Record-Breaking Smith Is Mississippi State's Target In Liberty Bowl
Bulldogs are in the midst of a feel-good run after six years of three wins or less
Dec. 28, 2007
MEMPHIS, Tenn. (AP) - It's all about Kevin Smith.
The Liberty Bowl offers plenty of story lines. There's Sylvester Croom's revitalization of moribund Mississippi State and George O'Leary's resurrection of Central Florida and his career. But all anyone wants to talk about is Smith's chase of Barry Sanders' single-season rushing record. Everyone except Smith, that is.
"If I get 50 yards and we beat Mississippi State, I'm the happiest guy in the world," he said. "If we get to 11 wins and I get to be on the field, I'm the happiest man in the world."
Smith needs 181 yards to break Sanders' record of 2,628 yards, set in 1988 at Oklahoma State. The junior pushed Central Florida (10-3) to seven straight wins and the Conference USA championship in the fourth year of O'Leary's tenure - which began with a winless season in 2004 after a padded resume cost him a job at Notre Dame.
The Bulldogs (7-5), in the midst of a feel-good run after six years of three wins or less and three years of NCAA probation, want to keep the good vibes rolling for Croom, the 2007 Southeastern Conference coach of the year. Croom, the first black coach in the SEC, was under intense pressure to win and finally did.
Letting Smith run all over them on the way to a Liberty Bowl victory is not in the Bulldogs' game plan.
"He's a great running back, but we've already played against two great running backs in (Tulane's) Matt Forte and (Arkansas') Darren McFadden," Mississippi State safety Derek Pegues said. "We respect him, but we don't fear him."

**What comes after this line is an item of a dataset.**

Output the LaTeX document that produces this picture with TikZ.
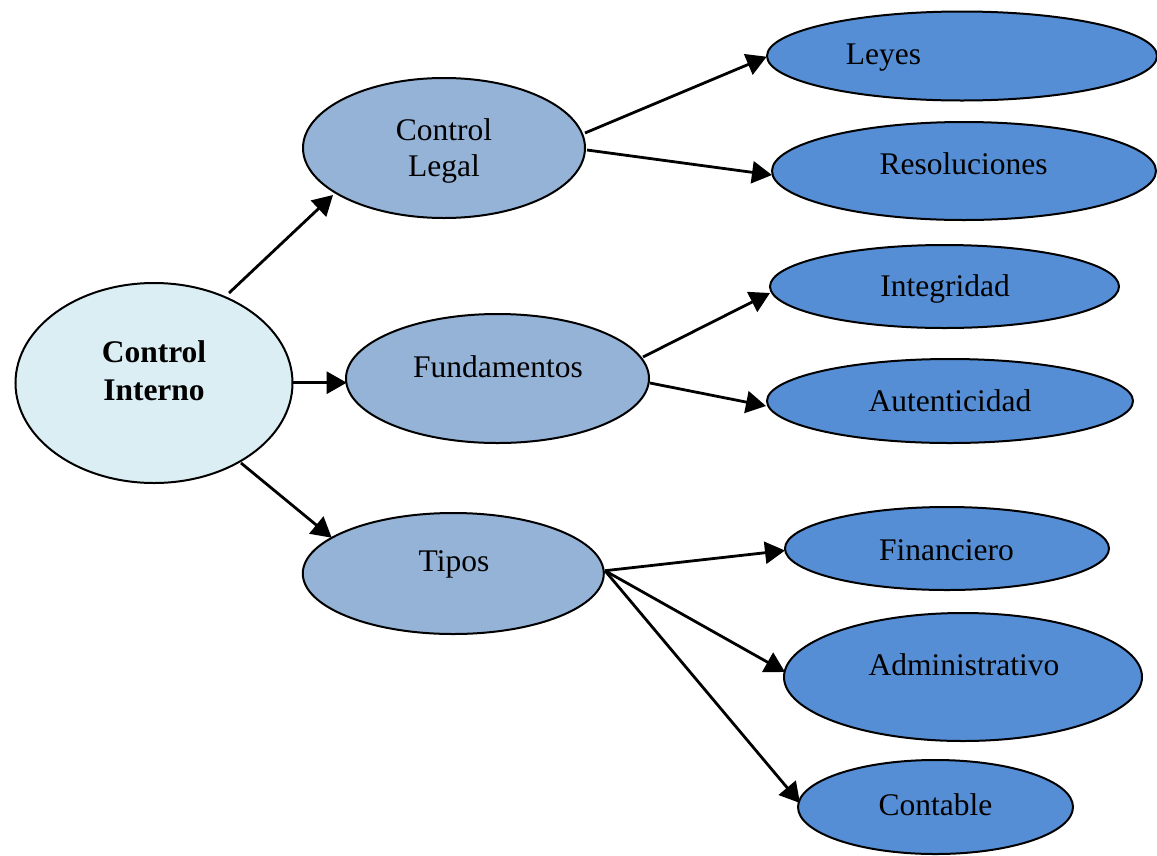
\documentclass[tikz,border=0pt]{standalone}
\usepackage{fontspec}
\setmainfont{Liberation Serif}
\usetikzlibrary{shapes.geometric,arrows.meta,calc}
\definecolor{rootfill}{HTML}{DBEEF3}
\definecolor{midfill}{HTML}{95B3D7}
\definecolor{leaffill}{HTML}{558ED5}
\tikzset{
  oval/.style={ellipse, draw=black, line width=2pt, inner sep=0pt, outer sep=0pt},
  rootoval/.style={oval, fill=rootfill},
  midoval/.style={oval, fill=midfill},
  leafoval/.style={oval, fill=leaffill},
  lbl/.style={anchor=base, align=center, inner sep=0pt, font=\fontsize{31.5}{37}\selectfont},
  conn/.style={line width=2.8pt, -{Triangle[length=20pt,width=22pt]}}
}
\begin{document}
\begin{tikzpicture}[x=1pt,y=-1pt]
\useasboundingbox (0,0) rectangle (1157,855);
% ellipses
\node[rootoval, minimum width=277pt, minimum height=200pt] (ci) at (154,383) {};
\node[midoval, minimum width=282pt, minimum height=140pt] (cl) at (444,148) {};
\node[midoval, minimum width=303pt, minimum height=129pt] (fu) at (497.5,378.5) {};
\node[midoval, minimum width=301pt, minimum height=121pt] (ti) at (453.3,573.5) {};
\node[leafoval, minimum width=390pt, minimum height=89pt] (le) at (962,56) {};
\node[leafoval, minimum width=384pt, minimum height=98pt] (re) at (964,171) {};
\node[leafoval, minimum width=349pt, minimum height=83pt] (in) at (944.5,286.5) {};
\node[leafoval, minimum width=366pt, minimum height=84pt] (au) at (950,401) {};
\node[leafoval, minimum width=324pt, minimum height=83pt] (fi) at (947,548.5) {};
\node[leafoval, minimum width=358pt, minimum height=128pt] (ad) at (963,677) {};
\node[leafoval, minimum width=275pt, minimum height=94pt] (co) at (935.5,807) {};
% texts
\node[lbl, font=\fontsize{31.5}{37.3}\selectfont\bfseries] (ci-t) at (154,400) {Control\\Interno};
\node[lbl, font=\fontsize{31.5}{36}\selectfont] (cl-t) at (444,176) {Control\\Legal};
\node[lbl] (fu-t) at (498,377) {Fundamentos};
\node[lbl] (ti-t) at (454,571.7) {Tipos};
\node[lbl] (le-t) at (883.5,64) {Leyes};
\node[lbl] (re-t) at (963.5,174.3) {Resoluciones};
\node[lbl] (in-t) at (945,296.7) {Integridad};
\node[lbl] (au-t) at (950,411) {Autenticidad};
\node[lbl] (fi-t) at (946.5,560) {Financiero};
\node[lbl] (ad-t) at (964,675) {Administrativo};
\node[lbl] (co-t) at (935.5,815) {Contable};
% connectors
\draw[conn] ($(ci)+(75,-90)$) -- ($(cl)+(-111,47)$);
\draw[conn] ($(ci)+(138.7,-0.3)$) -- ($(fu)+(-150.8,4.2)$);
\draw[conn] ($(ci)+(87,80)$) -- ($(ti)+(-121.6,-35.8)$);
\draw[conn] ($(cl)+(141,-15)$) -- ($(le)+(-195.3,0.7)$);
\draw[conn] ($(cl)+(143,2)$) -- ($(re)+(-192,4)$);
\draw[conn] ($(fu)+(145.5,-21.5)$) -- ($(in)+(-174.5,6.5)$);
\draw[conn] ($(fu)+(152.5,4.5)$) -- ($(au)+(-184,5)$);
\draw[conn] ($(ti)+(151.7,-2.8)$) -- ($(fi)+(-162,2)$);
\draw[conn] ($(ti)+(151.7,-2.8)$) -- ($(ad)+(-178,-5)$);
\draw[conn] ($(ti)+(151.7,-2.8)$) -- ($(co)+(-135.5,-4)$);
\end{tikzpicture}
\end{document}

There is reason to be leery, at least. Smith ran for an 80-yard touchdown the first time he touched the ball for the Knights this season and hasn't slowed down since.
Smith rushed for less than 124 yards just once while setting single-season and career marks at Central Florida for touchdowns (30 and 46) and yards (2,448 and 4,560). And he's done it in a lot of different ways.
He rushed for 320 yards and four touchdowns against Alabama-Birmingham, 284 yards and four more scores against Tulsa in the league title game and racked up 149 yards and two touchdowns against then-No. 6 Texas.
He finished with nation-leading averages of 188.3 yards and 13.9 points per game, scoring from 80 or more yards out three times. But he also had 39 or more carries in four games and has 415 going into the bowl.
Croom calls him one of the "smartest runners" he's seen.
"He has the explosiveness to get through the hole before the linebackers get there," said Croom, who coached Sanders as a Detroit Lions assistant.
"If the linebackers can fit the holes and stop him before he really gets going, then you've got a chance. But if he gets to the second level of your defense into the secondary level running with a full head of steam, then you've got a problem."
Smith, who recently announced he'd return for his senior season, is not old enough to remember watching Sanders, an elusive cut-back runner who was impossible to hem in for four quarters. As Smith passed runners such as Marcus Allen and LaDainian Tomlinson in his pursuit of Sanders, he got curious.
"When I found out I was close to his record, I did YouTube him and I'm nothing like that," Smith said. "I'll just be honest. Barry is awesome. He was a man among boys. Barry was an animal."
The Bulldogs are quick to point out that the Knights aren't powered by a single source. The offensive line is beefy and fleet, and quarterback Kyle Israel has taken advantage of defenses stacked to stop the run to complete 59.9 percent of his passes for 2,085 yards with 15 touchdowns and just eight interceptions.
Mississippi State has spent the requisite amount of time in practice working on stopping Central Florida's other working parts, but defensive coordinator Ellis Johnson said his mind won't often stray from the Bulldogs' toughest task.
"You always worry about (the pass), but I don't think you can take any attention off of (Smith)," Johnson said. "The statistics are proven. You rush for that many yards, you've got to put that first. You've got to stop that."